FCSI UK & Ireland’s first insight report – A Taste of the Future – takes a unique look into the future of foodservice, outlining the significant future issues and growth opportunities to which attention needs to be paid.
Sixty-four consultants were surveyed on key sector trends by Allegra Strategies, who then conducted in-depth online interviews to investigate the trends in more detail, which the report reveals to be: sustainability, economic challenges and healthier eating.
Chairman of FCSI UK & Ireland, David Bentley, says: “The foodservice sector has been squeezed on a number of fronts: persistently tough trading conditions; the VAT increase; a culture of discounting; a growing appetite for casual dining and an intensifying government focus on healthy eating in the face of rising obesity levels.
“If the last three years have been turbulent, the next three promise to be equally testing. But as Benjamin Disraeli said: “the secret of success in life is for a man to be ready for his opportunity when it comes.” For the foodservice sector, being ready will mean not just meeting current challenges, but preparing for future trends and prioritising the areas that will deliver growth. Our report sets out to outline the future issues and growth opportunities that the industry should be aware of.”
Sustainability
Sustainability is a growing and high profile priority which is forecast to have the biggest impact upon the foodservice sector. Customer demands require that every organization ‘does its bit’, whilst increasing legislation is designed to ensure progress (for example, reporting emissions data in company annual reports).
But are caterers taking sustainability seriously, or settling for ‘greenwash’? Only 43% of consultants believe that it is being taken seriously, with cost perceived as the main barrier: the cost of equipment, waste disposal, staff time, researching options, red tape and administration… all these and more discourage companies from tackling the complexities of the real issues.

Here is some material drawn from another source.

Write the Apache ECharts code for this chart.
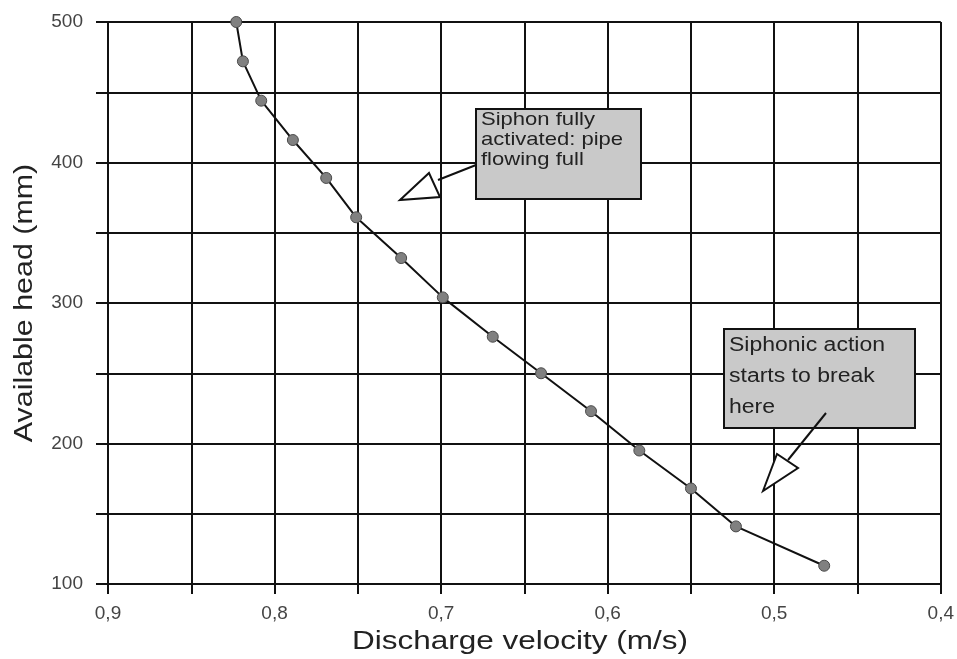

Local sourcing is regarded as an important trend by 54%, with 86% believing that it will have a serious impact on procurement in future years. Whilst independents and contract caterers are excelling here, branded restaurants and pub groups will need to take action, as will the supply chain if local sourcing is to become a reality.
Food security – defined as consumers having access at all times to sufficient, safe and nutritious food for an active and healthy life at affordable prices – is also seen as a growing and major concern, as illustrated by current grain shortages and price increases.
For 84%, water usage is the greatest threat of all: it is essential to reduce the ‘water footprint’ of menus. Just take a look at the water needed to produce everyday food and drink:
1 potato(100gm) takes 25 litres
1 glass beer (250ml) 75 litres
1 cup coffee (125ml) 140 litres
1 glass milk (200ml) 200 litres
1 hamburger (150gm) 2400 litres
1 kg meat 15000 litres
The problem is obvious, the answers must be found.
Energy reduction, waste management, and recycling are all addressed in the report.
Rising costs
Ongoing economic stagnation and the Eurozone crisis mean that mean that 52% regard rising costs and austerity measures as a key trend. The resulting squeeze on personal budgets, increasing cost awareness, and rising cost of living result in a market driven by value: 44% regard value for money as a key factor, whilst 55% see food quality as the most important factor in delivering superior customer experience.
Also important are restaurant design, employee talent and training, as well as fast and efficient service.
Healthier eating
25% of UK adults are currently ‘obese’, a figure that could increase to 50% by 2050! Clearly, the hospitality industry has a key role to play in tackling the poor diet – poor performance – poor health consumer spiral.
76% agree that consumers are already introducing more meat-free options into their diets; 65% see increasing consumption of white meat over red meat; with 31% seeing growth in vegetarian diets.
The industry needs to support the adoption of healthier diets with improved choice, range and portion size, removing unnecessary extras to help reduce consumption.
Conclusions
This report raises many interesting and challenging issues for the hospitality industry as a whole: many of those issues are already under consideration and in the process of being addressed, but it’s clear that that process will be forced to accelerate despite the many complexities to be tackled.
Increasing government and consumer pressure will require the sector to improve its sustainability credentials and share responsibility for the health of both the environment and the population. Lipservice will not suffice: energy management and monitoring, the development of waste efficiency and disposal, expanded use of recycling technology, development with suppliers of local sourcing – these all need to be prioritized.
To build on the opportunities for growth that exist and will develop, cost cutting must not be allowed to damage the quality of product or service on offer. Instead, investment in people, expansion to meet growing tourism, and building customer loyalty will all contribute to grasping the opportunities.